Congress also needs to attend to some of OSHA’s pressing institutional needs, including its chronic shortage of resources. The agency should be authorized to charge user fees for access to its Voluntary Protection Program and other similar programs that the agency now offers as a public service to employers. In addition, OSHA needs to reorder its priorities to put at least as many resources into employee education and training as it devotes to assisting employers in complying with law.

The report contains a number of other proposals for improving OSHA oversight of state occupational safety and health plans, making the appeals process less cumbersome in enforcement cases, and a new generation of rulemaking initiatives that, among other things, employs a hierarchy of hazard-based controls to make the rulemaking process more efficient.

These are long-term recommendations, and I am under no illusions that a Congress like today’s will move them. During the past 18 months, the House leadership has demonstrated that it would rather eliminate OSHA than provide much-needed protections for American workers.

Unfortunately, it also appears that the political operatives in the White House Office of Management and Budget have decided to hunker down for the remainder of this election year and issue no new regulations that might attract attacks from the business community and its allies in Congress and the conservative media echo chamber.
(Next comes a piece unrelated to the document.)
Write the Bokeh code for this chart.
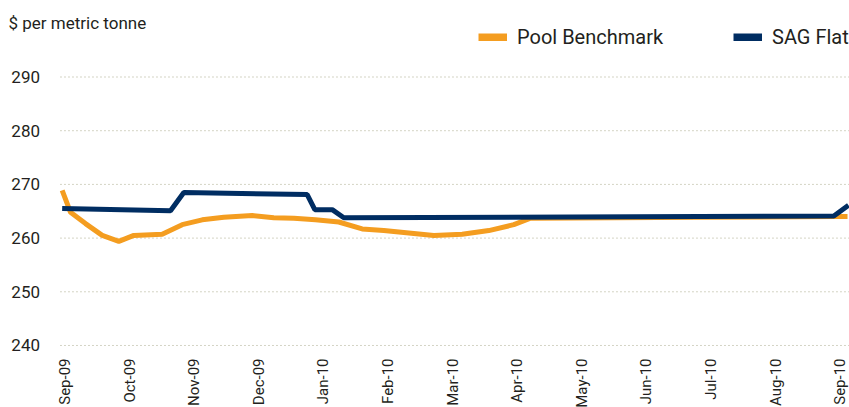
import math
from bokeh.plotting import figure
from bokeh.models import Label, Legend, LegendItem
from bokeh.embed import file_html
from bokeh.resources import INLINE

# ---- data (x = months since Sep-09) ----
month_labels = ["Sep-09", "Oct-09", "Nov-09", "Dec-09", "Jan-10", "Feb-10", "Mar-10",
                "Apr-10", "May-10", "Jun-10", "Jul-10", "Aug-10", "Sep-10"]
month_pos = list(range(len(month_labels)))
y_ticks = [240, 250, 260, 270, 280, 290]

pool_x = [-0.067, 0.062, 0.294, 0.553, 0.810, 1.042, 1.481, 1.791, 2.101, 2.435, 2.875,
          3.209, 3.519, 3.854, 4.215, 4.577, 4.912, 5.686, 6.125, 6.537, 6.924, 7.183,
          9.814, 11.904, 12.09]
pool_y = [268.9, 264.8, 262.7, 260.5, 259.4, 260.5, 260.7, 262.5, 263.4, 263.9, 264.2,
          263.8, 263.7, 263.4, 263.0, 261.7, 261.4, 260.5, 260.7, 261.4, 262.5, 263.7,
          263.9, 264.0, 264.0]

sag_x = [-0.067, 1.610, 1.816, 3.726, 3.844, 4.113, 4.293, 11.878, 12.105]
sag_y = [265.5, 265.1, 268.5, 268.1, 265.3, 265.3, 263.8, 264.1, 266.1]

ORANGE = "#F49D20"
NAVY = "#002D62"
TEXT = "#231F20"
GRID = "#A9A98A"
FONT = "Roboto"

X_START, X_END = -1.0217, 12.1207
Y_START, Y_END = 228.45, 304.25
GRID_X0 = -0.093          # where the dotted grid lines begin

p = figure(width=849, height=407, output_backend="svg", toolbar_location=None,
           x_range=(X_START, X_END), y_range=(Y_START, Y_END),
           min_border=0)
p.outline_line_color = None
p.background_fill_color = "white"
p.border_fill_color = "white"
p.xaxis.visible = False
p.yaxis.visible = False
p.xgrid.grid_line_color = None
p.ygrid.grid_line_color = None

# dotted horizontal grid lines at the tick values
p.segment(x0=[GRID_X0] * len(y_ticks), x1=[X_END] * len(y_ticks), y0=y_ticks, y1=y_ticks,
          line_color=GRID, line_dash="1 3", line_width=1)

# y tick labels
p.text(x=[X_START] * len(y_ticks), y=y_ticks, text=[str(t) for t in y_ticks],
       x_offset=39.5, text_align="right", text_baseline="middle",
       text_font={"value": FONT}, text_font_size={"value": "17px"}, text_color=TEXT)

# x tick labels (rotated, reading upwards, hanging below the 240 line)
p.text(x=month_pos, y=[y_ticks[0]] * len(month_pos), text=month_labels,
       angle=math.pi / 2, x_offset=-1.5, y_offset=13, text_align="right",
       text_baseline="middle",
       text_font={"value": FONT}, text_font_size={"value": "15px"}, text_color=TEXT)

r_pool = p.line(pool_x, pool_y, line_color=ORANGE, line_width=5)
r_sag = p.line(sag_x, sag_y, line_color=NAVY, line_width=5)

# legend swatches (thick)
nan = float("nan")
d_pool = p.line([nan], [nan], line_color=ORANGE, line_width=8)
d_sag = p.line([nan], [nan], line_color=NAVY, line_width=8)
legend = Legend(items=[LegendItem(label="Pool Benchmark", renderers=[d_pool]),
                       LegendItem(label="SAG Flat", renderers=[d_sag])],
                orientation="horizontal", location=(478, 358),
                glyph_width=29, glyph_height=8, label_standoff=10, spacing=66,
                label_width=150,
                padding=0, margin=0, border_line_color=None, background_fill_alpha=0,
                label_text_font=FONT, label_text_font_size="20px", label_text_color=TEXT)
p.add_layout(legend, "center")

title = Label(x=8, y=384.6, x_units="screen", y_units="screen",
              text="$ per metric tonne", text_font=FONT, text_font_size="17px",
              text_color=TEXT, text_baseline="middle")
p.add_layout(title)

open("out.html", "w").write(file_html(p, INLINE))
Therefore, likelihood of changes emanating from OSHA right now is also quite low.

This sad state of the world highlights the importance of the upcoming and future elections. The politics will obviously need to shift dramatically before reforms like these can be enacted. Sadly, this will probably require more highly publicized tragedies to impress upon the public the consequences of a world without effective regulation.  The time will come when public demands for more workplace protections can no longer be ignored. And when it does, the suggestions in this paper will provide a useful roadmap for progressive reform of occupational safety and health regulation.